My journey was not easy. You have to put the work in. You have to become vulnerable, get honest, dig deep. At the start I was a shell of the man, dad, son and brother I am today. Broken. Angry. Frustrated. Miserable. Unreliable, untrustworthy, a liar. Tormented, snappy, anxious, depressed, suicidal. I resented my children. I hated what I had become. I hated my life and everything in it. I hated myself, and I would call myself a failure every single day and wish I would just die. That was my addiction.

I thought there was no hope for me – until I asked for help. The bravest thing anyone can do. That changed my life. I was given hope and belief – belief in myself – and that alone meant more to me than anything. It spurred me on. Fighting the addiction, I developed the tools I needed: the awareness, the separation. My recovery has been truly unbelievable.

Today I am honest, trustworthy and reliable. Healthy. Calm. Rational. Proactive, productive, grateful. I am drink, drug and gamble free, and that is my decision for life. My plan will never change, under any circumstances. I am under no illusion what drink, drugs or gambling offer me. The equation is simple – I know the ending, and I will never go through that again.

My mum has her son back. My kids have a dad they could only have dreamed of. I am a fun uncle and nephew. It still feels strange when people come to me for a talk or some advice, because just over three years ago I was not reliable enough or present enough to be that person. I am grateful for that. My kids have a fun, reliable, ever-present dad. Work is great. Relationships are great. Life is simple, but amazing – and I would not have it any other way.

In December 2024 I relapsed through gambling for a short period.
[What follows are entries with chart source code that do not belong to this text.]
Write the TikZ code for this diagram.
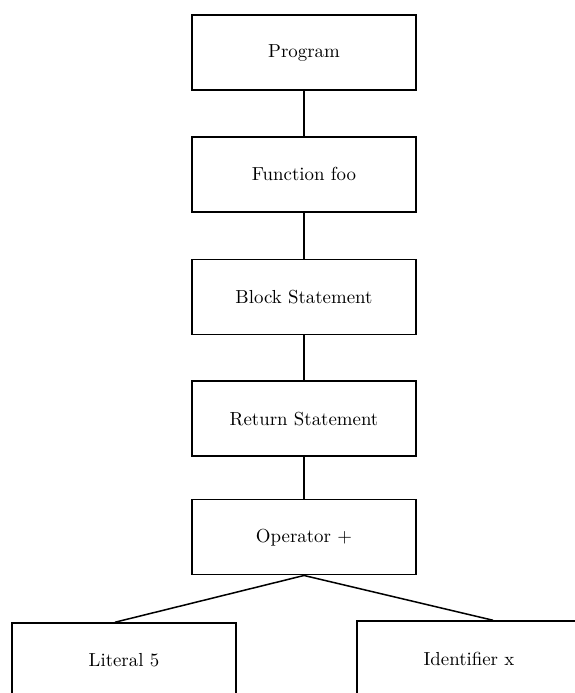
\documentclass[tikz,border=0pt]{standalone}
\usepackage{tikz}
\usetikzlibrary{positioning}

\begin{document}
\begin{tikzpicture}[
    x=0.53pt, y=-0.53pt,
    node distance=24pt,
    box/.style={draw, minimum width=118.7pt, minimum height=39.75pt,
                inner sep=0pt, thick},
    edge/.style={thick}
  ]
    \useasboundingbox (0,0) rectangle (575,693);

    % Chain of statements
    \node[box] (prog) at (304,52.5) {Program};
    \node[box, below=of prog] (func) {Function foo};
    \node[box, below=24.4pt of func] (block) {Block Statement};
    \node[box, below=of block] (ret) {Return Statement};
    \node[box, below=22.3pt of ret] (op) {Operator +};

    \draw[edge] (prog) -- (func);
    \draw[edge] (func) -- (block);
    \draw[edge] (block) -- (ret);
    \draw[edge] (ret) -- (op);

    % Operands below
    \node[box] (lit) at (124,660.5) {Literal 5};
    \node[box] (ident) at (469,658.5) {Identifier x};

    \draw[edge] (op.south) -- ([xshift=-4.8pt]lit.north);
    \draw[edge] (op.south) -- ([xshift=12.7pt]ident.north);
  \end{tikzpicture}
\end{document}
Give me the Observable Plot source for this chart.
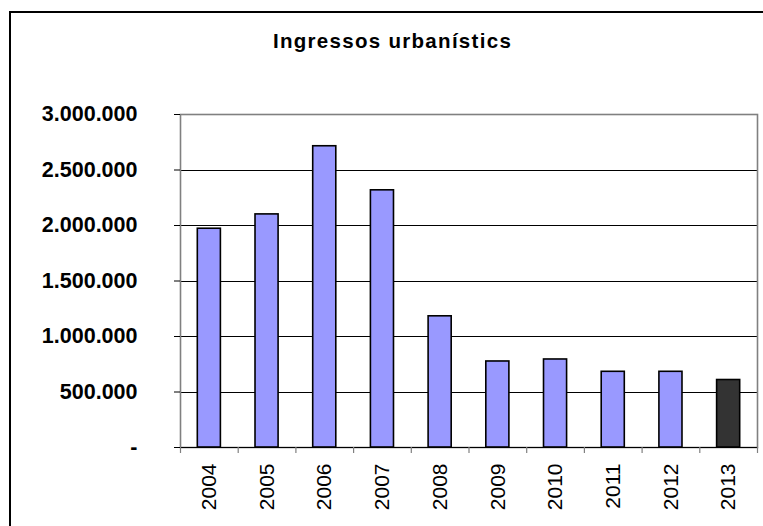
<!DOCTYPE html>
<html>
<head>
<meta charset="utf-8">
<script src="https://cdn.jsdelivr.net/npm/d3@7"></script>
<script src="https://cdn.jsdelivr.net/npm/@observablehq/plot@0.6"></script>
<style>
  html, body { margin: 0; padding: 0; background: #ffffff; }
  #chart { position: relative; width: 763px; height: 526px; overflow: hidden; background: #ffffff; }
</style>
</head>
<body>
<div id="chart"></div>
<script>
// ---- Data ----
const years = ["2004", "2005", "2006", "2007", "2008", "2009", "2010", "2011", "2012", "2013"];
const values = [1971000, 2100000, 2714000, 2317000, 1182000, 775000, 793000, 682000, 682000, 608000];
const highlightYear = "2013";
const yTicks = [0, 500000, 1000000, 1500000, 2000000, 2500000, 3000000];
const titleText = "Ingressos urbanístics";
const barColor = "#9999FF";
const highlightColor = "#333333";

// ---- Layout ----
const W = 763, H = 526;
const mL = 180, mR = 6, mT = 114, mB = 79;
const step = (W - mL - mR) / years.length;
const font = "'Liberation Sans', Arial, Helvetica, sans-serif";

const data = years.map((year, i) => ({year, value: values[i]}));
const fmt = (d) => d === 0 ? "-" : d3.format(",")(d).replace(/,/g, ".");

const chart = Plot.plot({
  width: W,
  height: H,
  marginLeft: mL,
  marginRight: mR,
  marginTop: mT,
  marginBottom: mB,
  style: {fontFamily: font, color: "#000000", background: "#ffffff", overflow: "visible"},
  x: {type: "band", domain: years, paddingInner: 0.6, paddingOuter: 0.3, round: false, axis: null},
  y: {domain: [0, 3000000], axis: null},
  marks: [
    Plot.ruleY(yTicks.filter(d => d > 0 && d < 3000000), {stroke: "#000000", strokeWidth: 1, shapeRendering: "crispEdges"}),
    Plot.frame({stroke: "#808080", strokeWidth: 1.6}),
    Plot.barY(data, {
      x: "year",
      y: "value",
      fill: d => d.year === highlightYear ? highlightColor : barColor,
      stroke: "#000000",
      strokeWidth: 1.6
    }),
    Plot.ruleY([0], {stroke: "#000000", strokeWidth: 1.2}),
    // category boundary ticks below the axis
    Plot.ruleX(years, {x: d => d, dx: -step / 2, y1: 0, y2: 0, insetBottom: -6, stroke: "#808080", strokeWidth: 1.2}),
    Plot.ruleX([years[years.length - 1]], {x: d => d, dx: step / 2, y1: 0, y2: 0, insetBottom: -6, stroke: "#808080", strokeWidth: 1.2}),
    Plot.axisY({
      ticks: yTicks,
      tickFormat: fmt,
      tickSize: 6,
      tickPadding: 37,
      fontSize: 21.5,
      fontWeight: "bold",
      stroke: "#000000",
      label: null
    }),
    Plot.axisX({
      tickSize: 0,
      tickRotate: -90,
      tickPadding: 16,
      fontSize: 21,
      label: null
    })
  ]
});

const svg = d3.select(chart);
// Outer chart-area border (extends beyond the picture on the right and bottom)
svg.insert("rect", ":first-child")
  .attr("x", 10).attr("y", 12)
  .attr("width", 800).attr("height", 600)
  .attr("fill", "none").attr("stroke", "#000000").attr("stroke-width", 2);
// Title
svg.append("text")
  .attr("x", 392.5).attr("y", 47.5)
  .attr("text-anchor", "middle")
  .attr("font-family", font)
  .attr("font-size", 20.5)
  .attr("font-weight", "bold")
  .attr("letter-spacing", "1.3px")
  .attr("fill", "#000000")
  .text(titleText);

document.getElementById("chart").appendChild(chart);
</script>
</body>
</html>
What came out of that has been incredible. In January 2025 I started a deeper healing journey – reiki, breath-work, cold water dipping, and a 12-week programme to work on childhood traumas and triggers. It taught me how to deal with things when they show up in day-to-day life, how to heal old wounds, and how to regulate my nervous system without turning to alcohol, cocaine or gambling.

It all started with asking for help. My life has done a complete turnaround since, and I will be forever grateful for my recovery.

How I support What We Think CIC

Recovery is possible, but you have to be ready to do the work. I share what worked for me in the hope that one part of it lands for somebody else who needs to hear it. If my story is the reason you finally ask for help, then it was worth telling.